Who is responsible for keeping customers safe abroad?


The recent wildfires across the world have demonstrated that thanks to climate change holidays can be anything but relaxing. Greece is no longer the exception, for multiple years running we have seen the impact of climate in popular holiday destinations like Spain, Italy or California in the US. From a communications perspective this poses a new challenge to airlines and travel companies, which have always been expected to deal efficiently with unforeseen crisis, but now have an almost expected risk that they will need to make contingency plans around, but also maintain these commercially important routes open for tourists.

If airlines and tour operators can expect wildfires to be a more common occurrence and a consideration in the busy summer holiday season, what responsibilities do they have towards their customers in communicating the risk and reassuring them that they will be able to navigate it?

Having recently been on a delayed and ultimately cancelled flight due to a faulty plane, I experienced first-hand the lack of effective communication from airline staff, but also the significant hurdles they face in managing situations and information. Both airlines and tour operators face the issue that much of their activity is dependent on third parties, the local hotel, transfer company or airport, which is broadly unrecognised by the consumer. But this does not absolve them of managing communications better, and if anything, it means that they must have more effective plans in place from the outset so that they can manage communications with their customers directly.

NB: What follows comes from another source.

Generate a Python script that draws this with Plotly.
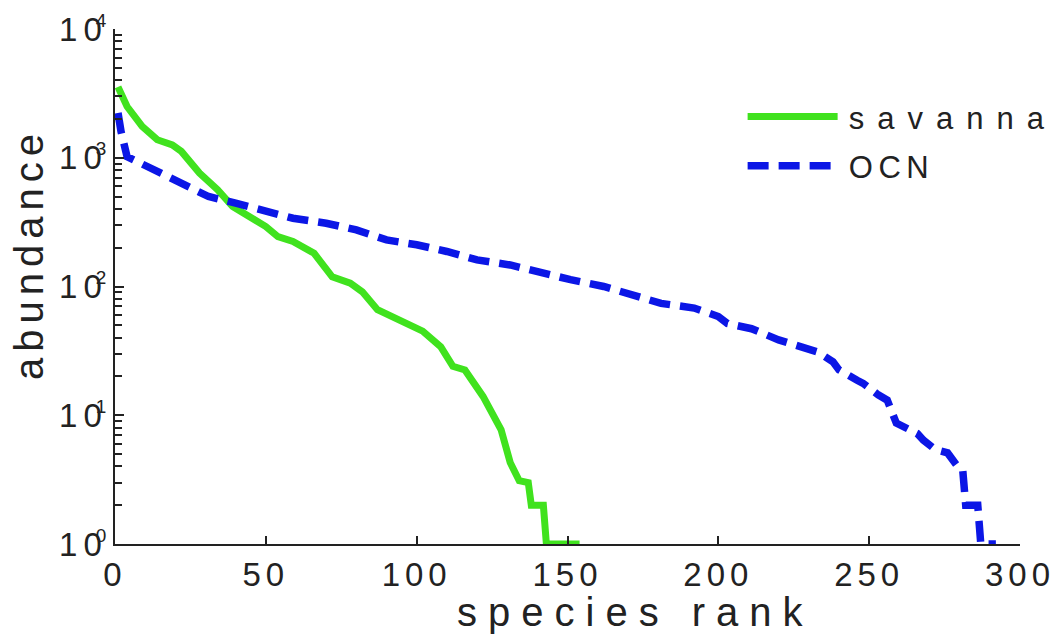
import plotly.graph_objects as go

# ---- data ----
savanna_rank = [1, 4, 9, 14, 19, 22, 28, 34, 39, 45, 50, 54, 59, 66, 69, 72, 78, 82, 87,
                94, 102, 108, 112, 116, 122, 128, 131, 134, 137, 138, 142, 143, 154]
savanna_abund = [3550, 2500, 1750, 1380, 1260, 1120, 760, 565, 418, 350, 292, 244, 224, 181,
                 143, 119, 106, 91, 66, 55, 45, 34, 24, 22.5, 14, 7.7, 4.3, 3.1, 3, 2, 2, 1, 1]

ocn_rank = [1, 2, 4, 12, 22, 31, 40, 50, 59, 70, 80, 90, 100, 110, 120, 131, 141, 151, 162,
            173, 181, 192, 200, 203, 211, 220, 229, 233, 238, 240, 246, 248, 253, 256, 259,
            266, 268, 272, 276, 279, 281, 282, 286, 287, 292]
ocn_abund = [2230, 1600, 1020, 830, 635, 500, 444, 383, 339, 310, 275, 230, 211, 187, 161,
             147, 127, 113, 100, 83, 74, 68, 58.5, 51.6, 47, 38.5, 33, 31, 26, 22.5, 18.7,
             17.7, 14.4, 13.1, 8.7, 7.2, 6.4, 5.4, 5.1, 4.1, 3.8, 2, 2, 1, 1]

x_ticks = [0, 50, 100, 150, 200, 250, 300]
y_ticks = [1, 10, 100, 1000, 10000]
y_exps = ["0", "1", "2", "3", "4"]
y_minor = [m * 10 ** d for d in range(4) for m in range(2, 10)]

FONT = "Liberation Sans, Arial, sans-serif"
INK = "#222222"


def spaced(s, px):
    return f'<span style="letter-spacing:{px}px">{s}</span>'


def pow10_label(e):
    return (spaced("1", 6) + spaced("0", -6)
            + f'<sup><span style="font-size:19px">{e}</span></sup>')


fig = go.Figure()
fig.add_trace(go.Scatter(
    x=savanna_rank, y=savanna_abund, mode="lines",
    name="\u2009" + spaced("savanna", 13), legendgroup="a",
    line=dict(color="#40e21e", width=7),
))
fig.add_trace(go.Scatter(
    x=ocn_rank, y=ocn_abund, mode="lines",
    name="\u2009" + spaced("OCN", 5.5), legendgroup="b",
    line=dict(color="#0b16e6", width=7.5, dash="21px,10px"),
))

fig.update_layout(
    width=1057, height=638,
    margin=dict(l=115, r=37, t=29, b=94, autoexpand=False),
    paper_bgcolor="white", plot_bgcolor="white",
    font=dict(family=FONT, color=INK, size=33),
    showlegend=True,
    legend=dict(x=0.6935, y=0.882, xanchor="left", yanchor="top",
                font=dict(size=31, color=INK), bgcolor="rgba(0,0,0,0)",
                itemwidth=90, tracegroupgap=6),
    xaxis=dict(range=[0, 300], tickvals=x_ticks,
               ticktext=[spaced(str(v), 5) for v in x_ticks],
               ticks="inside", ticklen=8, tickwidth=2, tickcolor=INK,
               showline=True, linecolor=INK, linewidth=2,
               showgrid=False, zeroline=False, mirror=False, automargin=False,
               tickfont=dict(size=33)),
    yaxis=dict(type="log", range=[0, 4], tickvals=y_ticks,
               ticktext=[pow10_label(e) for e in y_exps],
               ticks="inside", ticklen=9, tickwidth=2, tickcolor=INK,
               minor=dict(tickmode="array", tickvals=y_minor, ticks="inside",
                          ticklen=7, tickwidth=2, tickcolor=INK, showgrid=False),
               showline=True, linecolor=INK, linewidth=2,
               showgrid=False, zeroline=False, mirror=False, automargin=False,
               tickfont=dict(size=33)),
    annotations=[
        dict(text=spaced("species rank", 11), xref="paper", yref="paper",
             x=(635 - 115) / 905, y=(544 - 612) / 515, xanchor="center", yanchor="middle",
             showarrow=False, font=dict(size=40, color=INK)),
        dict(text=spaced("abundance", 6), xref="paper", yref="paper",
             x=(29 - 115) / 905, y=(544 - 254) / 515, xanchor="center", yanchor="middle",
             textangle=-90, showarrow=False, font=dict(size=40, color=INK)),
    ],
)

fig.write_html("out.html",
               config={"displayModeBar": False},
               post_script="document.body.style.margin='0';document.body.style.overflow='hidden';")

Traditional means of communication have relied on staff on the ground to convey messages, these people are often not well informed nor have the training on how and what information to deliver. In my experience last week, the communications fell to the pilot who spent too much time telling us about the issue with the plane and not enough telling passengers what the solution was and how it would be resolved. Staff need to be prepared for communicating with customers, they need to have clarity over the key messages and instructions. The need for staff to be prepared in these situations with communication protocols and messaging will only increase in the face of greater climate related disruptions.
With the right processes in place there exist direct channels to give customers live information. Email, text, WhatsApp, and company apps are used to give customer planned marketing or pre-programmed updates, there is no reason why they cannot also be used as channels for live direct communications and nor are they dependent on having local representation. In this new environment where the risks related to extreme weather are increasingly the norm, the tourism industry will need to communicate proactively to advise and reassure customers, this isn’t nannying but crucial to ensure the safety of those travelling. The industry will need to show that they have a handle on the communications and contingency plans as tourists’ become gradually more mindful of the limited support insurers or even the countries they are visiting provide.

Up to now airlines and tour operators have focussed on communicating special offers or new destinations to customers, going forward they will be at the front line of giving meaningful updates to travellers, securing the safety of their customers, but also the longer-term success of their business.